В Царском Селе, в присутствии Государя, я пела уже не раз.
Было приятно и легко петь Государю. Своей простотой и ласковостью Он обвораживал так, что во время Его бесед со мной я переставала волноваться и, нарушая правила этикета, к смущению придворных, начинала даже жестикулировать.
Беседа затягивалась. Свитские, пожилые господа, утомясь ждать, начинали переминаться с ноги на ногу.
Иной раз до меня долетал испуганный шепот:
— Как она с Ним разговаривает!
Это относилось к моей жестикуляции.
Но Государь, по-видимому, не замечал моих дурных манер, и Сам нет-нет да и махнет рукой. Как горячо любил Государь всё русское.
Я помню праздник в гусарском полку, большой концерт с участием В. И. Давыдова, Мичуриной, Лерского и оперных итальянцев. Я была простужена и пела из рук вон.
Государь заметил мое недомогание и, ободряя меня, передал через Алексея Орлова, что сегодня Он особенно мной доволен.
Я до слез была тронута Его чуткостью, но знала, что пою ужасно. Государь долго мне аплодировал. Меня усадили за стол недалеко от Него. Он ободряюще на меня посмотрел.
После меня на эстраду вышел итальянский дуэт.
Государь взглянул в программу, посмотрел на итальянцев и затем на меня.
Голоса итальянских певцов звенели чистым хрусталем, и казалось, что зал не вместит их. Но и после победного финала Государь остался холоден и, похлопав раза два, отвернулся и снова посмотрел на меня, точно желал сказать глазами: „Теперь ты поняла, что хотя ты и безголосая, но поешь родные песни, а они пусть и голосистые, да чужие“.
Я пела много. Государь был слушатель внимательный и чуткий. Когда Государя уже провожали, он ступил ко мне и крепко и просто сжал мою руку:
— Спасибо вам, Надежда Васильевна. Надеюсь, не в последний раз я слушал вас.

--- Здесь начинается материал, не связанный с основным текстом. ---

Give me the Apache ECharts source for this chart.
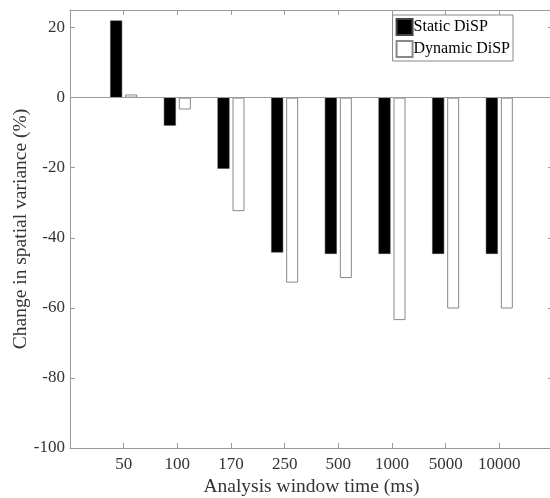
<!doctype html>
<html>
<head>
<meta charset="utf-8">
<title>Spatial variance</title>
<script src="https://cdn.jsdelivr.net/npm/echarts@6/dist/echarts.min.js"></script>
<style>
  html, body { margin: 0; padding: 0; background: #fff; }
  #chart { width: 550px; height: 498px; }
</style>
</head>
<body>
<div id="chart"></div>
<script>
// window lengths, padded with an empty slot on each side (xlim 0..9)
var windows = ['', '50', '100', '170', '250', '500', '1000', '5000', '10000', ''];
var staticDisp = [null, 22, -8, -20.3, -44.2, -44.6, -44.6, -44.6, -44.6, null];
var dynamicDisp = [null, 0.9, -3.4, -32.4, -52.8, -51.5, -63.5, -60.2, -60.2, null];

var font = "'Liberation Serif', 'Times New Roman', serif";
var axisGray = '#9a9a9a';
var txt = '#333';

var chart = echarts.init(document.getElementById('chart'));

var option = {
    animation: false,
    textStyle: { fontFamily: font },
    grid: { left: 70, right: -3, top: 10, bottom: 50, outerBoundsMode: 'none', containLabel: false },
    legend: {
        orient: 'vertical',
        right: 37,
        top: 15,
        padding: [3, 3, 3, 3],
        itemGap: 4,
        itemWidth: 16,
        itemHeight: 16,
        icon: 'rect',
        borderColor: '#888',
        borderWidth: 1,
        textStyle: { fontFamily: font, fontSize: 16, color: '#000', padding: [0, 0, 0, -4] },
        data: ['Static DiSP', 'Dynamic DiSP']
    },
    xAxis: [
        {
            type: 'category',
            data: windows,
            boundaryGap: false,
            position: 'bottom',
            name: 'Analysis window time (ms)',
            nameLocation: 'middle',
            nameGap: 29,
            nameMoveOverlap: false,
            nameTextStyle: { fontFamily: font, fontSize: 19.5, color: txt },
            axisLine: { onZero: false, lineStyle: { color: axisGray } },
            axisTick: { inside: true, length: 5, interval: 0, lineStyle: { color: axisGray } },
            axisLabel: { fontFamily: font, fontSize: 17, color: txt, margin: 8, interval: 0 },
            splitLine: { show: false }
        },
        {
            type: 'category',
            data: windows,
            boundaryGap: false,
            position: 'top',
            axisLine: { onZero: false, lineStyle: { color: axisGray } },
            axisTick: { inside: true, length: 5, interval: 0, lineStyle: { color: axisGray } },
            axisLabel: { show: false },
            splitLine: { show: false }
        }
    ],
    yAxis: [
        {
            type: 'value',
            min: -100,
            max: 25,
            interval: 20,
            position: 'left',
            name: 'Change in spatial variance (%)',
            nameLocation: 'middle',
            nameGap: 39,
            nameMoveOverlap: false,
            nameTextStyle: { fontFamily: font, fontSize: 19.5, color: txt },
            axisLine: { show: true, lineStyle: { color: axisGray } },
            axisTick: { show: true, inside: true, length: 5, lineStyle: { color: axisGray } },
            axisLabel: { fontFamily: font, fontSize: 17, color: txt, margin: 5,
                showMaxLabel: false },
            splitLine: { show: false }
        },
        {
            type: 'value',
            min: -100,
            max: 25,
            interval: 20,
            position: 'right',
            axisLine: { show: true, lineStyle: { color: axisGray } },
            axisTick: { show: true, inside: true, length: 5, lineStyle: { color: axisGray } },
            axisLabel: { show: false },
            splitLine: { show: false }
        }
    ],
    series: [
        {
            name: 'Static DiSP',
            type: 'bar',
            data: staticDisp,
            barWidth: 12,
            barGap: '25%',
            itemStyle: { color: '#000', borderColor: '#444', borderWidth: 0.5 },
            markLine: {
                silent: true,
                symbol: 'none',
                label: { show: false },
                lineStyle: { color: axisGray, type: 'solid', width: 1 },
                data: [{ yAxis: 0 }]
            }
        },
        {
            name: 'Dynamic DiSP',
            type: 'bar',
            data: dynamicDisp,
            barWidth: 12,
            itemStyle: { color: '#fff', borderColor: '#888', borderWidth: 1 }
        }
    ]
};

chart.setOption(option);
</script>
</body>
</html>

Он направился к выходу, чуть прихрамывая, отчего походка Его казалась застенчивой. Его окружили тесным кольцом офицеры, будто расстаться с ним не могли. А когда от подъезда тронулись царские сани, офицерская молодежь бросилась им вслед и долго бежала по улице без шапок, в одних мундирах. Где же вы — те, кто любил Его, где те, кто бежал в зимнюю стужу за царскими санями по белой улице Царского Села? Или вы все сложили свои молодые головы на полях сражений за Отечество? Иначе не оставили бы Государя одного в дни грозной грозы… Вы точно любили его от всего молодого сердца».

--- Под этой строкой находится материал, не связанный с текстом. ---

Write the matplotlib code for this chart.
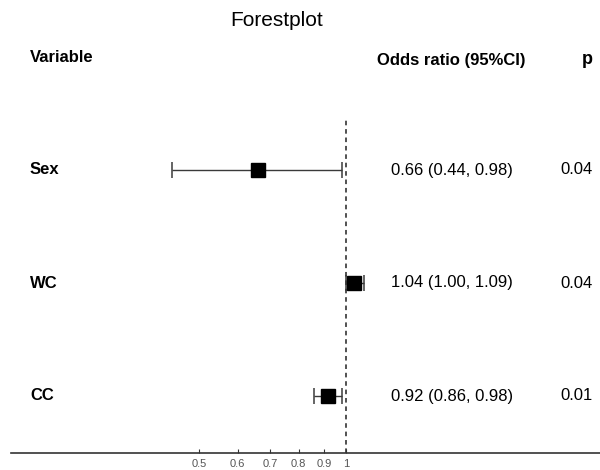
import matplotlib
matplotlib.use("Agg")
import matplotlib.pyplot as plt
import matplotlib.transforms as mtransforms
import numpy as np

plt.rcParams['font.family'] = ['Liberation Sans', 'DejaVu Sans']

# data
variables = ['Sex', 'WC', 'CC']
odds = [0.66, 1.04, 0.92]
lower = [0.44, 1.00, 0.86]
upper = [0.98, 1.09, 0.98]
pvals = ['0.04', '0.04', '0.01']
ticks = [0.5, 0.6, 0.7, 0.8, 0.9, 1]
tick_labels = ['0.5', '0.6', '0.7', '0.8', '0.9', '1']

W, H = 600, 470
fig = plt.figure(figsize=(6, 4.7), dpi=100)
ax = fig.add_axes([11 / W, 1 - 453 / H, 1 - 11 / W, (453 - 118) / H])

rows = np.arange(len(variables), 0, -1)  # Sex on top
odds_a = np.array(odds)
err = np.array([odds_a - np.array(lower), np.array(upper) - odds_a])

ax.errorbar(odds_a, rows, xerr=err, fmt='none', ecolor='#3a3a3a',
            elinewidth=1.0, capsize=6, capthick=1.1, zorder=2)
ax.plot(odds_a, rows, 's', color='black', markersize=10, zorder=3)
ax.axvline(1, color='#222222', linestyle=(0, (3, 2.5)), linewidth=1.1, zorder=1)

ax.set_xscale('log')
ax.set_xlim(0.206, 3.31)
ax.set_ylim(1 - 57 / 113, 3 + 52 / 113)
ax.set_xticks(ticks)
ax.set_xticklabels(tick_labels)
ax.xaxis.set_minor_locator(matplotlib.ticker.NullLocator())
ax.tick_params(axis='x', direction='in', length=3, width=0.8, colors='#333333',
               labelcolor='#555555', labelsize=8, pad=4)
ax.set_yticks([])
for s in ['top', 'right', 'left']:
    ax.spines[s].set_visible(False)
ax.spines['bottom'].set_color('#333333')
ax.spines['bottom'].set_linewidth(1.2)
ax.patch.set_alpha(0)

# text columns
tr = mtransforms.blended_transform_factory(fig.transFigure, ax.transData)
for r, v, o, lo, hi, p in zip(rows, variables, odds, lower, upper, pvals):
    fig.text(30 / W, r, v, transform=tr, ha='left', va='center',
             fontsize=12, fontweight='bold')
    fig.text(452 / W, r, f'{o:.2f} ({lo:.2f}, {hi:.2f})', transform=tr,
             ha='center', va='center', fontsize=12)
    fig.text(593 / W, r, p, transform=tr, ha='right', va='center', fontsize=12)

fig.text(277 / W, 1 - 20 / H, 'Forestplot', ha='center', va='center', fontsize=15)
fig.text(30 / W, 1 - 58 / H, 'Variable', ha='left', va='center',
         fontsize=12, fontweight='bold')
fig.text(451 / W, 1 - 60 / H, 'Odds ratio (95%CI)', ha='center', va='center',
         fontsize=12, fontweight='bold')
fig.text(593 / W, 1 - 59 / H, 'p', ha='right', va='center',
         fontsize=13, fontweight='bold')

fig.savefig('out.png', dpi=100, facecolor='white')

Написанные в эмиграции красивые слова об офицерской молодежи, любившей императора, далеки от печальной действительности. Николай II потому и отрекся от престола, что ощутил полное, холодящее сердце одиночество. И ни один офицер русской армии не пришел к нему на помощь весной 1917-го.

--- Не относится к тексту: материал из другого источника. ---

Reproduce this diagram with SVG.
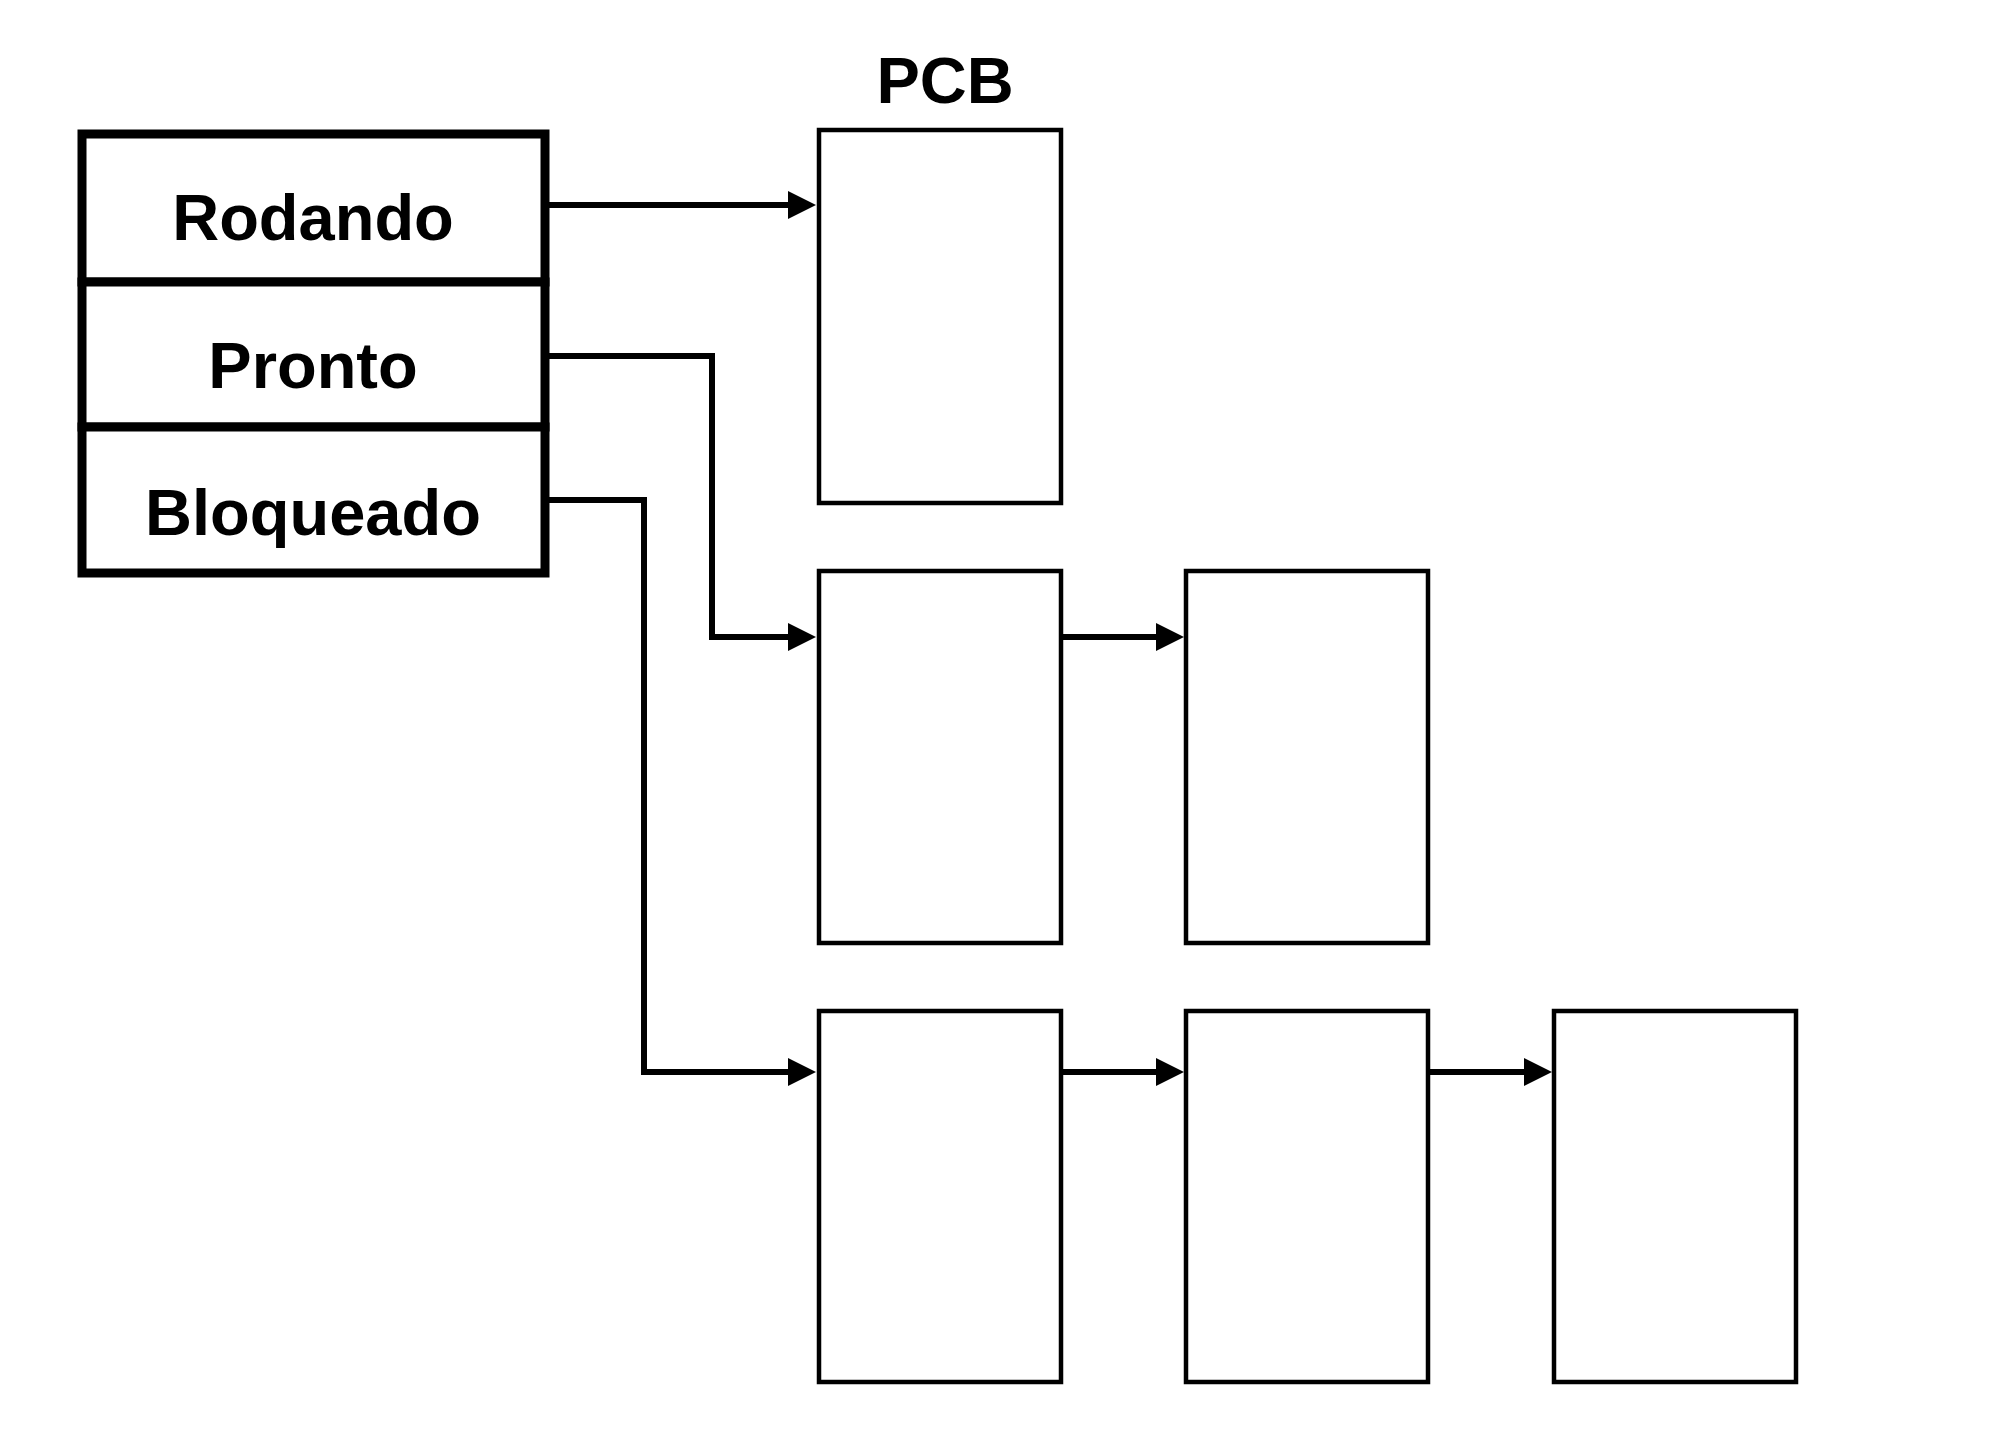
<svg xmlns="http://www.w3.org/2000/svg" width="2000" height="1446" viewBox="0 0 2000 1446">
  <style>
    .state { fill: #ffffff; stroke: #000000; stroke-width: 9; }
    .pcb { fill: #ffffff; stroke: #000000; stroke-width: 4.5; }
    .lbl { font-family: "Liberation Sans", Arial, Helvetica, sans-serif; font-weight: bold; font-size: 65px; fill: #000000; text-anchor: middle; }
    .conn { fill: none; stroke: #000000; stroke-width: 6; stroke-linejoin: miter; marker-end: url(#arrow); }
  </style>
  <defs>
    <marker id="arrow" markerUnits="userSpaceOnUse" markerWidth="28" markerHeight="28" refX="12" refY="14" orient="auto" overflow="visible">
      <path d="M0,0 L28,14 L0,28 Z" fill="#000000"/>
    </marker>
  </defs>
  <rect width="2000" height="1446" fill="#ffffff"/>

  <g id="title">
    <text class="lbl" x="945" y="103" font-size="64">PCB</text>
  </g>

  <g id="state-rodando">
    <rect class="state" x="82" y="134" width="463" height="148"/>
    <text class="lbl" x="313" y="240">Rodando</text>
  </g>
  <g id="state-pronto">
    <rect class="state" x="82" y="282" width="463" height="145"/>
    <text class="lbl" x="313" y="388">Pronto</text>
  </g>
  <g id="state-bloqueado">
    <rect class="state" x="82" y="427" width="463" height="146"/>
    <text class="lbl" x="313" y="535">Bloqueado</text>
  </g>

  <g id="pcb-r1c1"><rect class="pcb" x="819" y="130" width="242" height="373"/></g>
  <g id="pcb-r2c1"><rect class="pcb" x="819" y="571" width="242" height="372"/></g>
  <g id="pcb-r2c2"><rect class="pcb" x="1186" y="571" width="242" height="372"/></g>
  <g id="pcb-r3c1"><rect class="pcb" x="819" y="1011" width="242" height="371"/></g>
  <g id="pcb-r3c2"><rect class="pcb" x="1186" y="1011" width="242" height="371"/></g>
  <g id="pcb-r3c3"><rect class="pcb" x="1554" y="1011" width="242" height="371"/></g>

  <g id="connectors">
    <path class="conn" d="M549,205 H800"/>
    <path class="conn" d="M549,356 H712 V637 H800"/>
    <path class="conn" d="M549,500 H644 V1072 H800"/>
    <path class="conn" d="M1063,637 H1168"/>
    <path class="conn" d="M1063,1072 H1168"/>
    <path class="conn" d="M1430,1072 H1536"/>
  </g>
</svg>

«Николай II любил всё русское, — писал Александр Александрович Мосолов, начальник канцелярии Министерства императорского двора. — Я помню его слова, сказанные Надежде Плевицкой, известной и всеми любимой исполнительнице народных песен. После концерта в Ливадии он обратился к ней:
— Я думал, что никто не может быть более русским, чем я сам, но ваше пение доказало мне, что это не так. Я от всего сердца благодарен вам за это открытие».
Отдельно Плевицкую повезли петь для императрицы Александры Федоровны.
«Государь не раз говорил мне о желании Ее Величества послушать меня. Но как-то всё не удавалось.
В Ялте каждый год Государыня устраивала трехдневный благотворительный базар, который всегда заканчивался концертом. В этом концерте я ежегодно участвовала, но Государыня за дни базара так уставала, что на концерте никогда не присутствовала, а посещали его Государь и все Великие Княжны…
В Петербурге я всегда останавливалась в Европейской гостинице.
Вечером, перед началом концерта, уже готовая, я стояла у окна и наблюдала съезд. Длинная вереница экипажей, конец которой был на Невском, медленно двигалась к Дворянскому собранию.